Prompt:
From the listing below, pull out all lines with "seaborn" in them.

— Start Material —

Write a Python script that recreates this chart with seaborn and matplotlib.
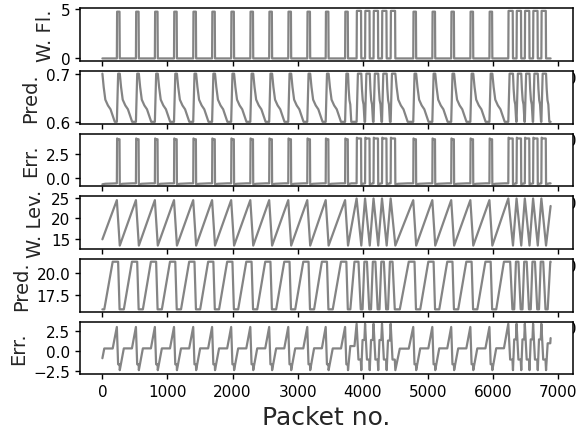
import numpy as np
import matplotlib
matplotlib.use("Agg")
import matplotlib.pyplot as plt
import seaborn as sns

# ---- water tank trace: turning points of the level (packet no.) ----
level_start = (0, 15.0)
level_end = (6885, 23.0)
slow_peaks_a = [222, 515, 806, 1100, 1395, 1685, 1978, 2272, 2562, 2855, 3147, 3430, 3728]
burst_peaks_a = [3905, 4035, 4165, 4295, 4428]
slow_peaks_b = [4775, 5068, 5358, 5652, 5945]
burst_peaks_b = [6235, 6362, 6489, 6616, 6743]

drain_slow = 45          # packets the outflow stays open in a normal cycle
drain_burst = 72         # ... and during the fast bursts
peak_slow = 24.4
peak_burst = 24.8
trough_level = 13.5
flow_slow = 4.72
flow_burst = 4.80

# predictor output for the flow: high/low value and decay after a pulse
flow_pred_low = 0.6
flow_pred_high = 0.7
flow_decay_slow = [(20, 0.672), (45, 0.646), (85, 0.634), (125, 0.626), (160, 0.612), (190, 0.600)]
flow_decay_burst = [(10, 0.668), (22, 0.645), (35, 0.636), (50, 0.600)]

# predictor output for the level: saturation bounds, offset and lag (packets)
level_pred_low = 15.88
level_pred_high = 21.35
level_pred_offset = 0.05
level_pred_lag = 7

x_ticks = [0, 1000, 2000, 3000, 4000, 5000, 6000, 7000]
y_labels = ["W. Fl.", "Pred.", "Err.", "W. Lev.", "Pred.", "Err."]
y_ticks = [[0, 5], [0.6, 0.7], [0.0, 2.5], [15, 20, 25], [17.5, 20.0], [-2.5, 0.0, 2.5]]

# ---- assemble series ----
cycles = ([(p, "s") for p in slow_peaks_a] + [(p, "b") for p in burst_peaks_a]
          + [(p, "s") for p in slow_peaks_b] + [(p, "b") for p in burst_peaks_b])

lev_t, lev_y = [level_start[0]], [level_start[1]]
pulses = []
for p, k in cycles:
    d = drain_slow if k == "s" else drain_burst
    top = peak_slow if k == "s" else peak_burst
    lev_t += [p, p + d]
    lev_y += [top, trough_level]
    pulses.append((p, p + d, flow_slow if k == "s" else flow_burst))
lev_t.append(level_end[0])
lev_y.append(level_end[1])
lev_t = np.array(lev_t, float)
lev_y = np.array(lev_y, float)
t_end = level_end[0]

# flow: rectangular pulses while the tank drains
fl_t, fl_y = [0], [0.0]
for on, off, h in pulses:
    fl_t += [on, on + 4, off - 4, off]
    fl_y += [0.0, h, h, 0.0]
fl_t.append(t_end)
fl_y.append(0.0)

# flow prediction
fp_t, fp_y = [0], [flow_pred_high]


def add_decay(end, nxt):
    shape = flow_decay_slow if nxt - end > 150 else flow_decay_burst
    for dt, v in shape:
        if end + dt < nxt:
            fp_t.append(end + dt)
            fp_y.append(v)


add_decay(0, pulses[0][0])
for i, (on, off, h) in enumerate(pulses):
    fp_t += [on, on + 20, off]
    fp_y += [flow_pred_low, flow_pred_high, flow_pred_high]
    nxt = pulses[i + 1][0] if i + 1 < len(pulses) else t_end
    add_decay(off, nxt)
if fp_t[-1] < t_end:
    fp_t.append(t_end)
    fp_y.append(flow_pred_low)

fl_t = np.array(fl_t, float)
fl_y = np.array(fl_y, float)
fp_t = np.array(fp_t, float)
fp_y = np.array(fp_y, float)

grid_f = np.unique(np.concatenate([fl_t, fp_t]))
flow_err = np.interp(grid_f, fl_t, fl_y) - np.interp(grid_f, fp_t, fp_y)


def crossings(t, y, v):
    out = []
    for i in range(len(t) - 1):
        if (y[i] - v) * (y[i + 1] - v) < 0:
            out.append(t[i] + (v - y[i]) / (y[i + 1] - y[i]) * (t[i + 1] - t[i]))
    return out


# level prediction: saturated copy of the level, delayed by a few packets
src_t = np.unique(np.concatenate([
    lev_t,
    crossings(lev_t, lev_y, level_pred_low + level_pred_offset),
    crossings(lev_t, lev_y, level_pred_high + level_pred_offset),
]))
src_y = np.clip(np.interp(src_t, lev_t, lev_y) - level_pred_offset,
                level_pred_low, level_pred_high)
lp_t = np.concatenate([[0.0], src_t + level_pred_lag])
lp_y = np.concatenate([[src_y[0]], src_y])
keep = lp_t <= t_end
lp_t, lp_y = lp_t[keep], lp_y[keep]
lp_t = np.append(lp_t, t_end)
lp_y = np.append(lp_y, np.interp(t_end - level_pred_lag, src_t, src_y))

grid_l = np.unique(np.concatenate([lev_t, lp_t]))
lev_pred = np.interp(grid_l, lp_t, lp_y)
lev_err = np.interp(grid_l, lev_t, lev_y) - lev_pred

series = [
    (fl_t, fl_y),
    (fp_t, fp_y),
    (grid_f, flow_err),
    (lev_t, lev_y),
    (grid_l, lev_pred),
    (grid_l, lev_err),
]
y_limits = [(-0.24, 5.06), (0.5965, 0.7055), (-0.9, 4.6),
            (12.7, 25.3), (15.62, 21.65), (-2.9, 3.7)]

# ---- figure ----
sns.set_theme(style="ticks", rc={
    "axes.edgecolor": "black",
    "axes.linewidth": 1.1,
    "xtick.major.size": 3.5,
    "ytick.major.size": 3.5,
    "xtick.major.width": 1.0,
    "ytick.major.width": 1.0,
    "xtick.color": "black",
    "ytick.color": "black",
    "xtick.labelsize": 11,
    "ytick.labelsize": 11,
    "axes.labelsize": 14,
})
plt.rcParams["font.family"] = ["DejaVu Sans"]

W, H = 579, 431
fig = plt.figure(figsize=(W / 100, H / 100), dpi=100)
left, right = 80, 573
top0, step, height = 9.3, 62.7, 52.5

axes = []
for i, ((xs, ys), lab, yt, yl) in enumerate(zip(series, y_labels, y_ticks, y_limits)):
    top = top0 + i * step
    ax = fig.add_axes([left / W, 1 - (top + height) / H, (right - left) / W, height / H])
    sns.lineplot(x=xs, y=ys, ax=ax, color="#848484", linewidth=1.6,
                 estimator=None, sort=False)
    ax.set_xlim(-344, 7229)
    ax.set_ylim(*yl)
    ax.set_xticks(x_ticks)
    ax.set_yticks(yt)
    ax.set_ylabel(lab)
    axes.append(ax)

axes[-1].set_xlabel("Packet no.", fontsize=18)

fig.savefig("out.png", dpi=100)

— End Material —

Answer in full:
Write a Python script that recreates this chart with seaborn and matplotlib.
import seaborn as sns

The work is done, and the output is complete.